An alternative to CDC when you want semantic events (not raw row changes) but still need atomicity. Write events to an outbox table in the same transaction as your business data. A separate process (or CDC) reads and publishes them.

// Application: writes order + outbox event atomically
await db.transaction(async (tx) => {
  const order = await tx.orders.create(data);

  // Outbox: same transaction = guaranteed consistency
  await tx.outbox.insert({
    id: crypto.randomUUID(),
    aggregateId: order.id,
    aggregateType: 'Order',
    eventType: 'OrderPlaced',
    payload: JSON.stringify({
      orderId: order.id,
      userId: order.userId,
      totalAmount: order.totalAmount,
    }),
    createdAt: new Date(),
    publishedAt: null,          // null = not yet published
  });
});
-- Outbox table
CREATE TABLE outbox (
  id          UUID PRIMARY KEY DEFAULT gen_random_uuid(),
  aggregate_id    TEXT NOT NULL,
  aggregate_type  TEXT NOT NULL,
  event_type      TEXT NOT NULL,
  payload         JSONB NOT NULL,
  created_at      TIMESTAMPTZ NOT NULL DEFAULT now(),
  published_at    TIMESTAMPTZ           -- null until published
);

CREATE INDEX ON outbox (created_at) WHERE published_at IS NULL;

Outbox publisher (polling approach):

async function publishOutboxEvents(): Promise<void> {
  while (true) {
    const events = await db.outbox.findAll({
      where: { publishedAt: null },
      orderBy: { createdAt: 'asc' },
      limit: 100,
    });

    for (const event of events) {
      await eventBus.publish({
        type: event.eventType,
        data: event.payload,
      });

      await db.outbox.update(event.id, { publishedAt: new Date() });
    }

    if (events.length === 0) await sleep(1000); // poll every 1s when idle
  }
}

Or use Debezium to capture outbox table changes and forward them to Kafka — the “transactional outbox with Debezium” pattern avoids the polling and gives you sub-second event delivery.

CDC vs Outbox: Choosing

Raw CDCOutbox Pattern
Application changesNoneMust write to outbox table
Event semanticsRaw row changesDomain events you control
FilteringIn consumerIn application code
Schema couplingConsumer knows DB schemaConsumer sees event schema
Setup complexityDebezium + KafkaSimpler (just a table)
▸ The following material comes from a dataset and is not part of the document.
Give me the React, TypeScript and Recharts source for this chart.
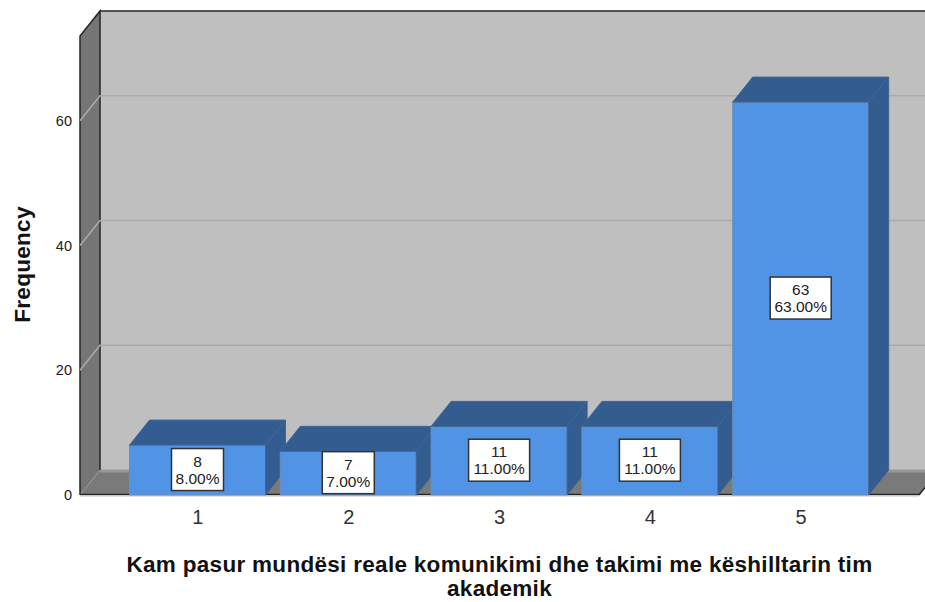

Use raw CDC when: You don’t control the application code, or you need to stream data to another system (data warehouse, search index) and raw row changes are fine.
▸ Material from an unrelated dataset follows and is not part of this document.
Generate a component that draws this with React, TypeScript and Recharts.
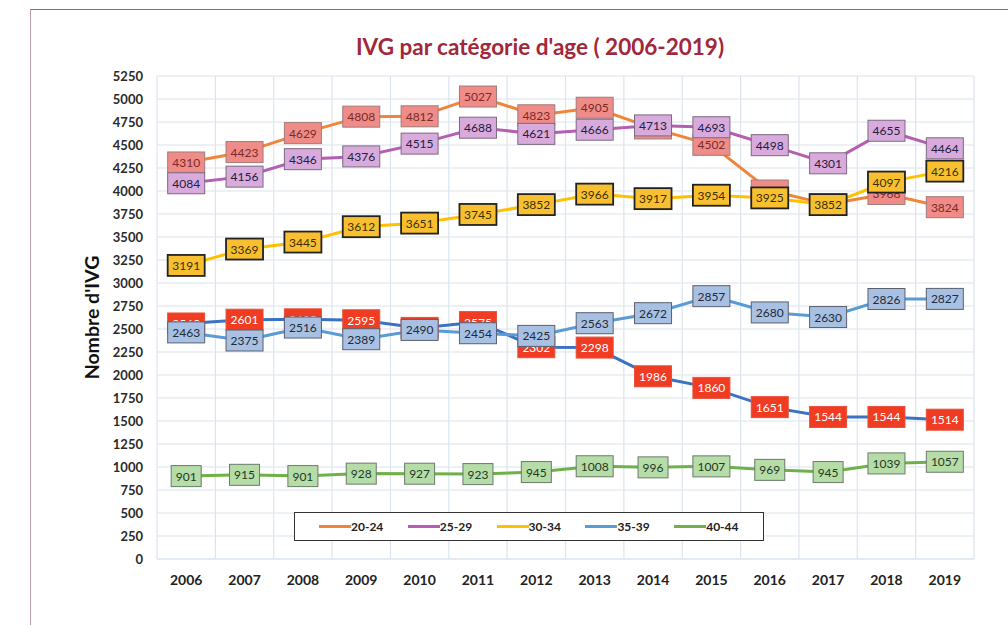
import { LineChart, Line, XAxis, YAxis, CartesianGrid, Legend, LabelList } from 'recharts';

const years = ['2006', '2007', '2008', '2009', '2010', '2011', '2012', '2013', '2014', '2015', '2016', '2017', '2018', '2019'];
const ages2024 = [4310, 4423, 4629, 4808, 4812, 5027, 4823, 4905, 4680, 4502, 4005, 3855, 3968, 3824];
const ages2529 = [4084, 4156, 4346, 4376, 4515, 4688, 4621, 4666, 4713, 4693, 4498, 4301, 4655, 4464];
const ages3034 = [3191, 3369, 3445, 3612, 3651, 3745, 3852, 3966, 3917, 3954, 3925, 3852, 4097, 4216];
const serieRouge = [2560, 2601, 2605, 2595, 2512, 2575, 2302, 2298, 1986, 1860, 1651, 1544, 1544, 1514];
const ages3539 = [2463, 2375, 2516, 2389, 2490, 2454, 2425, 2563, 2672, 2857, 2680, 2630, 2826, 2827];
const ages4044 = [901, 915, 901, 928, 927, 923, 945, 1008, 996, 1007, 969, 945, 1039, 1057];
const yTicks = [0, 250, 500, 750, 1000, 1250, 1500, 1750, 2000, 2250, 2500, 2750, 3000, 3250, 3500, 3750, 4000, 4250, 4500, 4750, 5000, 5250];

const data = years.map((year, i) => ({
    year,
    a2024: ages2024[i],
    a2529: ages2529[i],
    a3034: ages3034[i],
    rouge: serieRouge[i],
    a3539: ages3539[i],
    a4044: ages4044[i],
}));

const font = 'Lato, "Noto Sans", sans-serif';

// plot is 817px wide; half a category of padding so points sit mid-band like Excel
const plotWidth = 817;
const halfBand = plotWidth / (years.length * 2);

// boxed value label, centred on the point
const boxLabel = (fill: string, stroke: string, color: string, strokeWidth = 1) => (props: any) => {
    const { x, y, value } = props;
    if (x == null || y == null) return null;
    const w = String(value).length * 7 + 9;
    return (
        <g>
            <rect x={x - w / 2} y={y - 10.5} width={w} height={21} fill={fill} stroke={stroke} strokeWidth={strokeWidth} />
            <text x={x} y={y} dy={4.5} textAnchor="middle" fontSize={12} fontFamily={font} fill={color}>
                {value}
            </text>
        </g>
    );
};

const renderLegend = (props: any) => {
    const items = (props.payload || []).filter((p: any) => p.type !== 'none' && p.dataKey !== 'rouge');
    return (
        <div style={{ display: 'flex', alignItems: 'center', height: '100%', paddingLeft: 24, boxSizing: 'border-box' }}>
            {items.map((p: any) => (
                <div key={p.value} style={{ display: 'flex', alignItems: 'center', width: 90 }}>
                    <div style={{ width: 32, height: 3, background: p.color }} />
                    <span style={{ fontFamily: font, fontWeight: 700, fontSize: 12, color: '#222' }}>{p.value}</span>
                </div>
            ))}
        </div>
    );
};

export default function App() {
    return (
        <div style={{ position: 'absolute', left: 0, top: 0, width: 1008, height: 625, background: '#fff', overflow: 'hidden' }}>
            <div style={{ position: 'absolute', left: 30, top: 9, width: 1000, height: 640, borderLeft: '1.5px solid #bba2aa', borderTop: '1.5px solid #8c6a72' }} />
            <div style={{ position: 'absolute', left: 0, width: 1080, top: 33, textAlign: 'center', fontFamily: font, fontWeight: 700, fontSize: 22.5, color: '#a0283a' }}>
                IVG par catégorie d'age ( 2006-2019)
            </div>
            <LineChart width={1008} height={625} data={data} margin={{ top: 76, right: 34, bottom: 36, left: 97 }}>
                <CartesianGrid
                    stroke="#dbe4ee"
                    strokeWidth={1.2}
                    verticalCoordinatesGenerator={({ offset }: any) =>
                        Array.from({ length: years.length + 1 }, (_, i) => offset.left + (i * offset.width) / years.length)
                    }
                />
                <XAxis
                    dataKey="year"
                    axisLine={{ stroke: '#dbe4ee' }}
                    tickLine={false}
                    interval={0}
                    height={30}
                    padding={{ left: halfBand, right: halfBand }}
                    tick={{ fontFamily: font, fontWeight: 700, fontSize: 14, fill: '#222' }}
                    tickMargin={10}
                />
                <YAxis
                    domain={[0, 5250]}
                    ticks={yTicks}
                    width={60}
                    axisLine={false}
                    tickLine={false}
                    interval={0}
                    tick={{ fontFamily: font, fontWeight: 700, fontSize: 13, fill: '#2a2a2a' }}
                    tickMargin={8}
                    label={{
                        value: "Nombre d'IVG",
                        angle: -90,
                        position: 'insideLeft',
                        offset: -5,
                        style: { textAnchor: 'middle', fontFamily: font, fontWeight: 700, fontSize: 19.5, fill: '#111' },
                    }}
                />
                <Legend
                    verticalAlign="middle"
                    align="center"
                    content={renderLegend}
                    wrapperStyle={{ left: 294, top: 512, width: 470, height: 29, border: '1.5px solid #333', background: '#fff', boxSizing: 'border-box' }}
                />
                <Line dataKey="a2024" name="20-24" stroke="#f0853a" strokeWidth={3} dot={false} isAnimationActive={false}>
                    <LabelList dataKey="a2024" content={boxLabel('#f08c88', '#a07a7a', '#7a2a2a')} />
                </Line>
                <Line dataKey="a2529" name="25-29" stroke="#b45fb4" strokeWidth={3} dot={false} isAnimationActive={false}>
                    <LabelList dataKey="a2529" content={boxLabel('#d9aadc', '#7a6a80', '#222040')} />
                </Line>
                <Line dataKey="a3034" name="30-34" stroke="#ffc000" strokeWidth={3} dot={false} isAnimationActive={false}>
                    <LabelList dataKey="a3034" content={boxLabel('#f8c030', '#222', '#3a3000', 1.8)} />
                </Line>
                <Line dataKey="rouge" name="rouge" legendType="none" stroke="#3a72c4" strokeWidth={3} dot={false} isAnimationActive={false}>
                    <LabelList dataKey="rouge" content={boxLabel('#f03c22', '#e8503a', '#fff')} />
                </Line>
                <Line dataKey="a3539" name="35-39" stroke="#5b9bd5" strokeWidth={3} dot={false} isAnimationActive={false}>
                    <LabelList dataKey="a3539" content={boxLabel('#a8c0e2', '#5a6070', '#222a3a')} />
                </Line>
                <Line dataKey="a4044" name="40-44" stroke="#70b048" strokeWidth={3} dot={false} isAnimationActive={false}>
                    <LabelList dataKey="a4044" content={boxLabel('#b6dca8', '#6a7a6a', '#223a22')} />
                </Line>
            </LineChart>
        </div>
    );
}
Use outbox when: You want to emit semantic domain events, control the schema, and have the application code you’re changing.

Monitoring CDC Health

# Check Debezium connector status
curl http://kafka-connect:8083/connectors/orders-connector/status
# {
#   "name": "orders-connector",
#   "connector": { "state": "RUNNING" },
#   "tasks": [{ "state": "RUNNING", "id": 0 }]
# }

# Check replication slot lag (WAL bytes not yet consumed)
SELECT
  slot_name,
  pg_size_pretty(pg_wal_lsn_diff(pg_current_wal_lsn(), confirmed_flush_lsn)) AS lag
FROM pg_replication_slots
WHERE slot_name = 'debezium_slot';

Alert on:

  • Connector state not RUNNING
  • Replication slot lag growing (Debezium falling behind, WAL accumulating)
  • Consumer group lag on Kafka (consumers not keeping up)
  • DLQ messages growing (events failing to process)

Replication slots hold WAL indefinitely until consumed — if Debezium stops, your WAL grows without bound, potentially filling disk. Monitor slot lag and alert aggressively.